Born in Thomasville, Georgia, Dr. Outler was the son of a Methodist minister and district superintendent in the South Georgia Conference. He came to Wofford in 1925 and was a stellar student, earning distinctions in Bible, English, history and sociology as a sophomore and in Bible, Greek, geology, religious education, English, and chemistry as a junior. He earned enough credits to graduate a year ahead of his class, taking his AB degree in 1928. After graduation, he became a clergy member of the South Georgia Annual Conference of the Methodist Church and earned his BD degree from Emory University. He studied for his PhD in religion at Yale University, taking that degree in 1938. He became an instructor, and later professor at Duke University in 1938, remaining there until 1945, when he answered Yale’s call to their faculty. While at Yale, he became the Dwight Professor of Theology. In 1951, he moved to Southern Methodist University’s Perkins School of Theology, where he spent the rest of his career.
That’s the official list of appointments, but it completely fails to do justice to Albert Outler’s contribution to Methodist theology. Outler’s 1961 article “Toward a Re-appraisal of John Wesley as a Theologian” helped revive John Wesley’s reputation as an original theologian rather than a “cult hero and theological featherweight,” in the words of an Emory alumni magazine article about Outler. He is regarded as the most original Methodist theologian in the history of the church and was one of the foremost experts in the life and works of John Wesley. He was the author of numerous books and articles and a much sought-after speaker and lecturer. He was the editor of The Works of John Wesley and was the principal annotator of Wesley’s sermons. He created the term “Wesleyan Quadrilateral” to describe the basis of John Wesley’s theology – the reliance on scripture, reason, church tradition, and personal experience in reaching theological conclusions.

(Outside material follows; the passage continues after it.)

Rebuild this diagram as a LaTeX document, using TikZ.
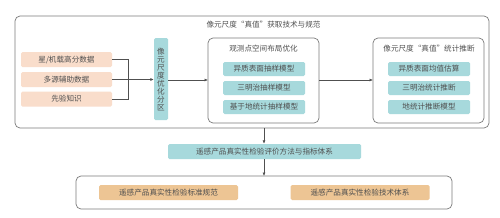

He was a representative at the World Methodist Council and at the World Council of Churches, and from 1962-65, was an official observer at the Second Vatican Council.
Wofford honored Albert Outler in a number of ways. He was elected an alumnus member of Phi Beta Kappa in 1948, was awarded an honorary degree in 1952, gave the Commencement address in 1968, and received the alumni distinguished service award in 1987. The Albert C. Outler Chair in Religion was endowed in his honor as well. In 1985, only a few years before he died, and over fifty years after he graduated from Wofford, Albert Outler presented the inaugural Lecture in Religion, Ethics, and Society at the college. In that lecture, he paid tribute to the liberal arts education he received at Wofford.
In a letter he wrote to Lewis Jones in 1980, responding to a request for his thoughts on the liberal education he received at Wofford, Outler explained, “my vague recollection is that my college major was English, but it has been the discoveries of what could be done with the English language that have stayed with me after the details of the courses have long since blurred.” He noted that he never learned enough in any discipline to be considered an “expert,” and in that sense, his education was “useless” in terms of the current mania for a career and vocational education. But, it was useful in that it freed him from some of the biases that came with each discipline, and that with enough lead time, he could “master the rudiments of any new field, and what I would know then would be more up-to-date. “This is why I shall be eternally grateful that I wasn’t confined by a more specialized or vocational curriculum. Instead, we got a synoptic view of the world at large, and an organic sense of the life of learning.”